━━ RECORDS FOR THIS EXERCISE

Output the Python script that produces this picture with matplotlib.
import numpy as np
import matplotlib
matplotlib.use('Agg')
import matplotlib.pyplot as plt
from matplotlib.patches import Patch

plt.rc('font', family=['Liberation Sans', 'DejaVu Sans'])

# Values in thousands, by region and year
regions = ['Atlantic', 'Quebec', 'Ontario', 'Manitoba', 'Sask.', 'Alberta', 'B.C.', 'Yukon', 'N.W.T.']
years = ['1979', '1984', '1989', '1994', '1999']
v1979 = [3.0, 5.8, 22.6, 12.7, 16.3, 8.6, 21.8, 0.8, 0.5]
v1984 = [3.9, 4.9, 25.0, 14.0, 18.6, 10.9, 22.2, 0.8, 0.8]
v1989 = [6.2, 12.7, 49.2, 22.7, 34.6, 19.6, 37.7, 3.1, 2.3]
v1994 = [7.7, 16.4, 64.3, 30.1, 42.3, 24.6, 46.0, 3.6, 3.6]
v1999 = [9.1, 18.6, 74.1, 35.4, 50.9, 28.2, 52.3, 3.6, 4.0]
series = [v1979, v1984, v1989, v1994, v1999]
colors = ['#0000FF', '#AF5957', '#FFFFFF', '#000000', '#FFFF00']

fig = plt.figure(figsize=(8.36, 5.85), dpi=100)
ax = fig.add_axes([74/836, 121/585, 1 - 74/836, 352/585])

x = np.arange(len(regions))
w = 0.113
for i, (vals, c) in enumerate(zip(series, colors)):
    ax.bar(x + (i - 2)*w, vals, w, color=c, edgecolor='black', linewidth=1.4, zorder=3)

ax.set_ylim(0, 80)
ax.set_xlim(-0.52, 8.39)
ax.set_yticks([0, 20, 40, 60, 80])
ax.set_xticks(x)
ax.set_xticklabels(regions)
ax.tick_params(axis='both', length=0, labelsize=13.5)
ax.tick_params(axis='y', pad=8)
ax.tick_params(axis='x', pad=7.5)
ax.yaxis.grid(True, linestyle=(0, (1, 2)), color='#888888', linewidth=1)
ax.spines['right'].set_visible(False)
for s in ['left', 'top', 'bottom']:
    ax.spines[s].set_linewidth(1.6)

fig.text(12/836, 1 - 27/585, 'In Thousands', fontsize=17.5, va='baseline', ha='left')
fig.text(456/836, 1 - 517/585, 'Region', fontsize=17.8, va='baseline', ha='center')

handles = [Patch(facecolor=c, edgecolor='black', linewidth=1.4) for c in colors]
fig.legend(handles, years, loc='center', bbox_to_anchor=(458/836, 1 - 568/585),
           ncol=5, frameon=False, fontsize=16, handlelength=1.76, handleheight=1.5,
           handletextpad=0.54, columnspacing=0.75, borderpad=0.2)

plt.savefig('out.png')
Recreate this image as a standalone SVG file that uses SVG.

━━━━

▸ **GIVEN EXERCISE**
Retype the data exactly as given.

▸ **OUTPUT BELOW**
Output the Python script that produces this picture with matplotlib.
import numpy as np
import matplotlib
matplotlib.use('Agg')
import matplotlib.pyplot as plt
from matplotlib.patches import Patch

plt.rc('font', family=['Liberation Sans', 'DejaVu Sans'])

# Values in thousands, by region and year
regions = ['Atlantic', 'Quebec', 'Ontario', 'Manitoba', 'Sask.', 'Alberta', 'B.C.', 'Yukon', 'N.W.T.']
years = ['1979', '1984', '1989', '1994', '1999']
v1979 = [3.0, 5.8, 22.6, 12.7, 16.3, 8.6, 21.8, 0.8, 0.5]
v1984 = [3.9, 4.9, 25.0, 14.0, 18.6, 10.9, 22.2, 0.8, 0.8]
v1989 = [6.2, 12.7, 49.2, 22.7, 34.6, 19.6, 37.7, 3.1, 2.3]
v1994 = [7.7, 16.4, 64.3, 30.1, 42.3, 24.6, 46.0, 3.6, 3.6]
v1999 = [9.1, 18.6, 74.1, 35.4, 50.9, 28.2, 52.3, 3.6, 4.0]
series = [v1979, v1984, v1989, v1994, v1999]
colors = ['#0000FF', '#AF5957', '#FFFFFF', '#000000', '#FFFF00']

fig = plt.figure(figsize=(8.36, 5.85), dpi=100)
ax = fig.add_axes([74/836, 121/585, 1 - 74/836, 352/585])

x = np.arange(len(regions))
w = 0.113
for i, (vals, c) in enumerate(zip(series, colors)):
    ax.bar(x + (i - 2)*w, vals, w, color=c, edgecolor='black', linewidth=1.4, zorder=3)

ax.set_ylim(0, 80)
ax.set_xlim(-0.52, 8.39)
ax.set_yticks([0, 20, 40, 60, 80])
ax.set_xticks(x)
ax.set_xticklabels(regions)
ax.tick_params(axis='both', length=0, labelsize=13.5)
ax.tick_params(axis='y', pad=8)
ax.tick_params(axis='x', pad=7.5)
ax.yaxis.grid(True, linestyle=(0, (1, 2)), color='#888888', linewidth=1)
ax.spines['right'].set_visible(False)
for s in ['left', 'top', 'bottom']:
    ax.spines[s].set_linewidth(1.6)

fig.text(12/836, 1 - 27/585, 'In Thousands', fontsize=17.5, va='baseline', ha='left')
fig.text(456/836, 1 - 517/585, 'Region', fontsize=17.8, va='baseline', ha='center')

handles = [Patch(facecolor=c, edgecolor='black', linewidth=1.4) for c in colors]
fig.legend(handles, years, loc='center', bbox_to_anchor=(458/836, 1 - 568/585),
           ncol=5, frameon=False, fontsize=16, handlelength=1.76, handleheight=1.5,
           handletextpad=0.54, columnspacing=0.75, borderpad=0.2)

plt.savefig('out.png')
Recreate this image as a standalone SVG file that uses SVG.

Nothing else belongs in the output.